▶ _EXERCISE INPUT_
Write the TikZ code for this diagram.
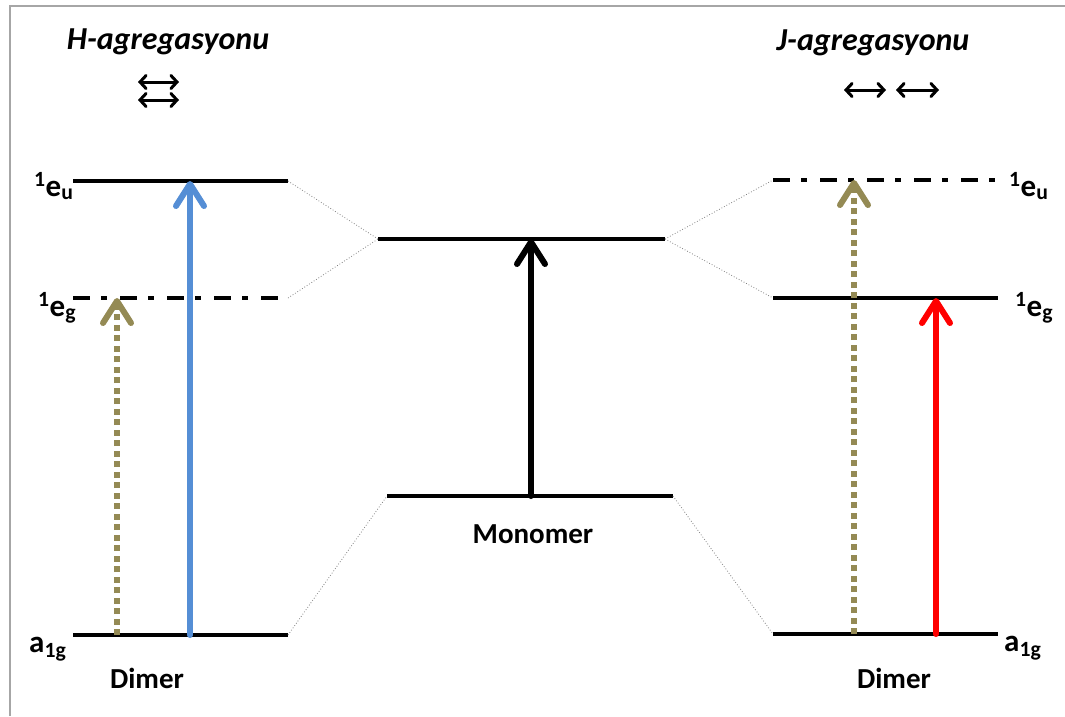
\documentclass[tikz,border=0pt]{standalone}
\usepackage{fontspec}
\setmainfont{Carlito}
\usetikzlibrary{arrows.meta}
\definecolor{frameGray}{HTML}{A6A6A6}
\definecolor{hBlue}{HTML}{558ED5}
\definecolor{olive}{HTML}{948A54}
\definecolor{jRed}{HTML}{FF0000}
\tikzset{
  level/.style={line width=4pt, black},
  dashdotlevel/.style={line width=4pt, black, dash pattern=on 17pt off 11pt on 6pt off 13pt},
  corr/.style={line width=0.8pt, gray, dotted},
  trans/.style={line width=6pt, line cap=round,
    -{Straight Barb[length=22pt,width=28pt,line cap=round,line join=round]}},
  dottrans/.style={line width=6pt, olive, dash pattern=on 6pt off 4.5pt,
    -{Straight Barb[length=22pt,width=28pt,line cap=round,line join=round]}},
  polar/.style={line width=3pt, line cap=round,
    {Straight Barb[length=6pt,width=13pt,line cap=round]}-{Straight Barb[length=6pt,width=13pt,line cap=round]}},
  lbl/.style={font=\fontsize{31}{33}\selectfont\bfseries, anchor=base west, inner sep=0pt},
  ttl/.style={font=\fontsize{32}{34}\selectfont\bfseries\itshape, anchor=base, inner sep=0pt},
  captext/.style={font=\fontsize{29}{31}\selectfont\bfseries, anchor=base, inner sep=0pt}
}
\begin{document}
\begin{tikzpicture}[x=1pt,y=-1pt]
\useasboundingbox (0,0) rectangle (1065,716);
% frame (top and left edges only)
\draw[frameGray, line width=2pt] (9.5,716) -- (9.5,5.5) -- (1065,5.5);

% titles and polarisation arrows
\node[ttl] (htitle) at (168,49) {H-agregasyonu};
\node[ttl] (jtitle) at (873,50) {J-agregasyonu};
\coordinate (ha1) at (138,82);  \coordinate (hb1) at (179,82);
\coordinate (ha2) at (138,100); \coordinate (hb2) at (179,100);
\draw[polar] (ha1) -- (hb1);
\draw[polar] (ha2) -- (hb2);
\coordinate (ja1) at (844,90); \coordinate (jb1) at (886,90);
\coordinate (ja2) at (896,90); \coordinate (jb2) at (939,90);
\draw[polar] (ja1) -- (jb1);
\draw[polar] (ja2) -- (jb2);

% H-dimer levels
\coordinate (Heu1) at (73,181);  \coordinate (Heu2) at (288,181);
\coordinate (Heg1) at (73,298);  \coordinate (Heg2) at (288,298);
\coordinate (Ha1)  at (73,635);  \coordinate (Ha2)  at (288,635);
\draw[level] (Heu1) -- (Heu2);
\draw[dashdotlevel] (Heg1) -- (Heg2);
\draw[level] (Ha1) -- (Ha2);

% monomer levels
\coordinate (Mu1) at (378,239); \coordinate (Mu2) at (665,239);
\coordinate (Ml1) at (387,496); \coordinate (Ml2) at (673,496);
\draw[level] (Mu1) -- (Mu2);
\draw[level] (Ml1) -- (Ml2);

% J-dimer levels
\coordinate (Jeu1) at (773,180); \coordinate (Jeu2) at (998,180);
\coordinate (Jeg1) at (773,298); \coordinate (Jeg2) at (998,298);
\coordinate (Ja1)  at (773,634); \coordinate (Ja2)  at (998,634);
\draw[dashdotlevel] (Jeu1) -- (Jeu2);
\draw[level] (Jeg1) -- (Jeg2);
\draw[level] (Ja1) -- (Ja2);

% correlation lines
\draw[corr] (Heu2) -- (Mu1);
\draw[corr] (Heg2) -- (Mu1);
\draw[corr] (Ha2) -- (Ml1);
\draw[corr] (Mu2) -- (Jeu1);
\draw[corr] (Mu2) -- (Jeg1);
\draw[corr] (Ml2) -- (Ja1);

% transitions
\coordinate (hbB) at (190,635); \coordinate (hbT) at (190,181);
\coordinate (hoB) at (117,635); \coordinate (hoT) at (117,298);
\coordinate (mB) at (531,496);  \coordinate (mT) at (531,239);
\coordinate (joB) at (854,634); \coordinate (joT) at (854,180);
\coordinate (jrB) at (936,634); \coordinate (jrT) at (936,298);
\draw[dottrans] (hoB) -- (hoT);
\draw[trans, hBlue] (hbB) -- (hbT);
\draw[trans, black] (mB) -- (mT);
\draw[dottrans] (joB) -- (joT);
\draw[trans, jRed] (jrB) -- (jrT);

% state labels
\node[lbl] (lHeu) at (34,196)  {\textsuperscript{1}e\textsubscript{u}};
\node[lbl] (lHeg) at (38,316)  {\textsuperscript{1}e\textsubscript{g}};
\node[lbl] (lHa)  at (29,652)  {a\textsubscript{1g}};
\node[lbl] (lJeu) at (1009,196) {\textsuperscript{1}e\textsubscript{u}};
\node[lbl] (lJeg) at (1015,316) {\textsuperscript{1}e\textsubscript{g}};
\node[lbl] (lJa)  at (1004,651) {a\textsubscript{1g}};

% captions
\node[captext] (mono) at (533,543) {Monomer};
\node[captext] (hdim) at (147,688) {Dimer};
\node[captext] (jdim) at (894,688) {Dimer};
\end{tikzpicture}
\end{document}
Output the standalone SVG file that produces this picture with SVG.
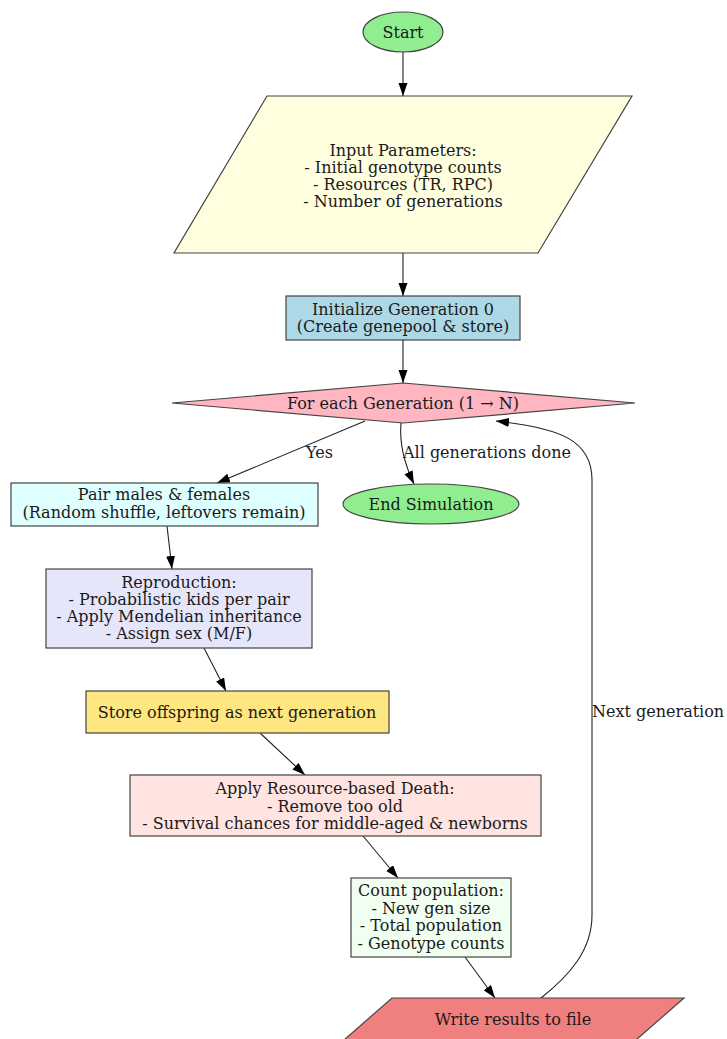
<svg xmlns="http://www.w3.org/2000/svg" width="727" height="1039" viewBox="0 0 727 1039">
<style>
text{font-family:"DejaVu Serif","Liberation Serif",serif;font-size:16px;fill:#1a1a1a;text-anchor:middle}
.lbl{text-anchor:start}
.n{stroke:#444;stroke-width:1.2}
.e{fill:none;stroke:#222;stroke-width:1.1;marker-end:url(#ah)}
</style>
<defs>
<marker id="ah" markerUnits="userSpaceOnUse" markerWidth="13" markerHeight="10" refX="13" refY="4.5" orient="auto">
<path d="M0,0 L13,4.5 L0,9 z" fill="#000"/>
</marker>
</defs>
<rect width="727" height="1039" fill="#fff"/>
<g id="edges">
<path class="e" d="M403,52 L403,96"/>
<path class="e" d="M403,253 L403,296"/>
<path class="e" d="M403,340 L403,383"/>
<path class="e" d="M365,421 L217,483"/>
<path class="e" d="M401,423 C399,445 405,465 414,484"/>
<path class="e" d="M167,526 L172,569"/>
<path class="e" d="M204,648 L226,691"/>
<path class="e" d="M260,733 L305,775"/>
<path class="e" d="M363,836 L398,878"/>
<path class="e" d="M465,957 L495,998"/>
<path class="e" d="M541,998 C570,975 592,950 592,915 L592,480 C592,440 560,428 496,421"/>
<text class="lbl" x="306" y="458">Yes</text>
<text class="lbl" x="403" y="458">All generations done</text>
<text class="lbl" x="592" y="717">Next generation</text>
</g>
<g id="start">
<ellipse class="n" cx="403" cy="32" rx="40" ry="20" fill="#90EE90"/>
<text x="403" y="38">Start</text>
</g>
<g id="input">
<polygon class="n" points="267,96 632,96 538,253 174,253" fill="#FFFFE0"/>
<text x="403" y="156">Input Parameters:</text>
<text x="403" y="173">- Initial genotype counts</text>
<text x="403" y="190">- Resources (TR, RPC)</text>
<text x="403" y="207">- Number of generations</text>
</g>
<g id="init">
<rect class="n" x="286" y="296" width="234" height="44" fill="#ADD8E6"/>
<text x="403" y="315">Initialize Generation 0</text>
<text x="403" y="332">(Create genepool &amp; store)</text>
</g>
<g id="loop">
<polygon class="n" points="403,383 635,403 403,423 172,403" fill="#FFB6C1"/>
<text x="403" y="409">For each Generation (1 → N)</text>
</g>
<g id="pair">
<rect class="n" x="11" y="483" width="307" height="43" fill="#E0FFFF"/>
<text x="164" y="500">Pair males &amp; females</text>
<text x="164" y="518">(Random shuffle, leftovers remain)</text>
</g>
<g id="end">
<ellipse class="n" cx="431" cy="504" rx="88" ry="20" fill="#90EE90"/>
<text x="431" y="510">End Simulation</text>
</g>
<g id="repro">
<rect class="n" x="46" y="569" width="266" height="79" fill="#E6E6FA"/>
<text x="179" y="588">Reproduction:</text>
<text x="179" y="605">- Probabilistic kids per pair</text>
<text x="179" y="622">- Apply Mendelian inheritance</text>
<text x="179" y="639">- Assign sex (M/F)</text>
</g>
<g id="store">
<rect class="n" x="86" y="691" width="303" height="42" fill="#FFE680"/>
<text x="237" y="718">Store offspring as next generation</text>
</g>
<g id="death">
<rect class="n" x="130" y="775" width="411" height="61" fill="#FFE4E1"/>
<text x="335" y="794">Apply Resource-based Death:</text>
<text x="335" y="812">- Remove too old</text>
<text x="335" y="829">- Survival chances for middle-aged &amp; newborns</text>
</g>
<g id="count">
<rect class="n" x="351" y="878" width="160" height="79" fill="#F0FFF0"/>
<text x="431" y="896">Count population:</text>
<text x="431" y="914">- New gen size</text>
<text x="431" y="931">- Total population</text>
<text x="431" y="949">- Genotype counts</text>
</g>
<g id="write">
<polygon class="n" points="392,998 684,998 636,1040 344,1040" fill="#F08080"/>
<text x="513" y="1025">Write results to file</text>
</g>
</svg>
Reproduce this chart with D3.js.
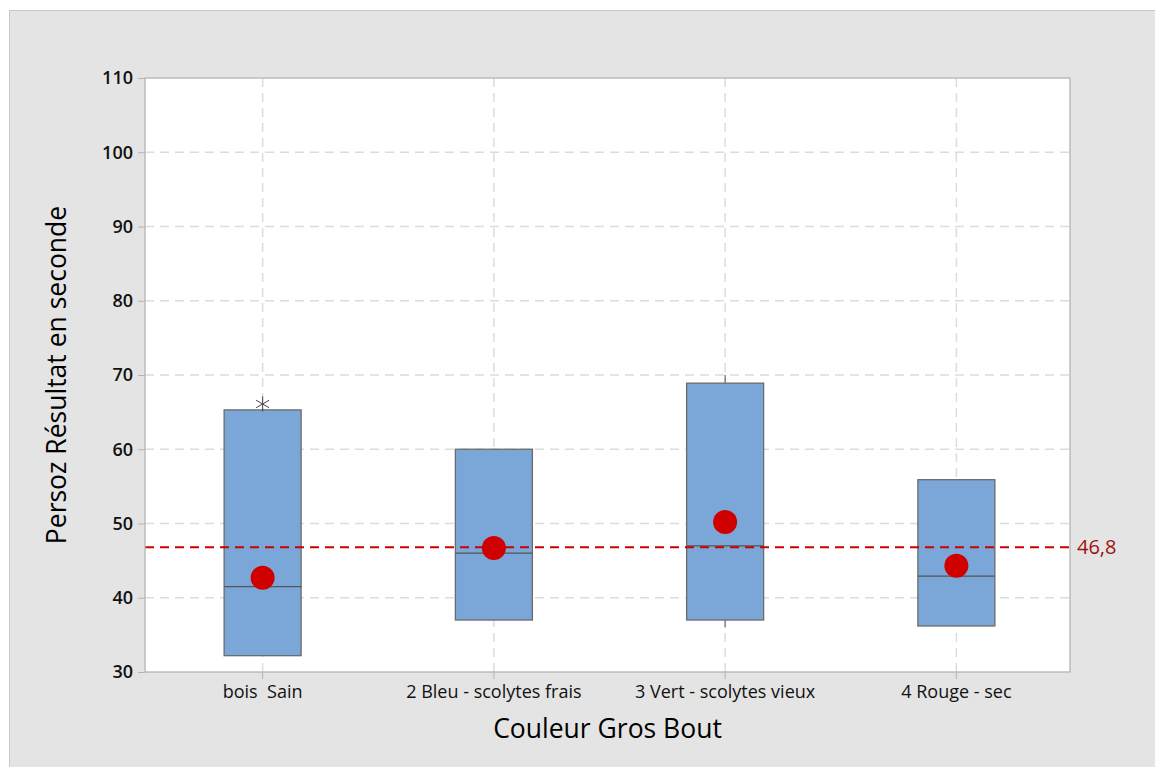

▶ _THE TASK_
For each line of the entries that includes "this", show that line.

▶ _EXERCISE OUTPUT_
Write the TikZ code for this diagram.
Output the standalone SVG file that produces this picture with SVG.
Reproduce this chart with D3.js.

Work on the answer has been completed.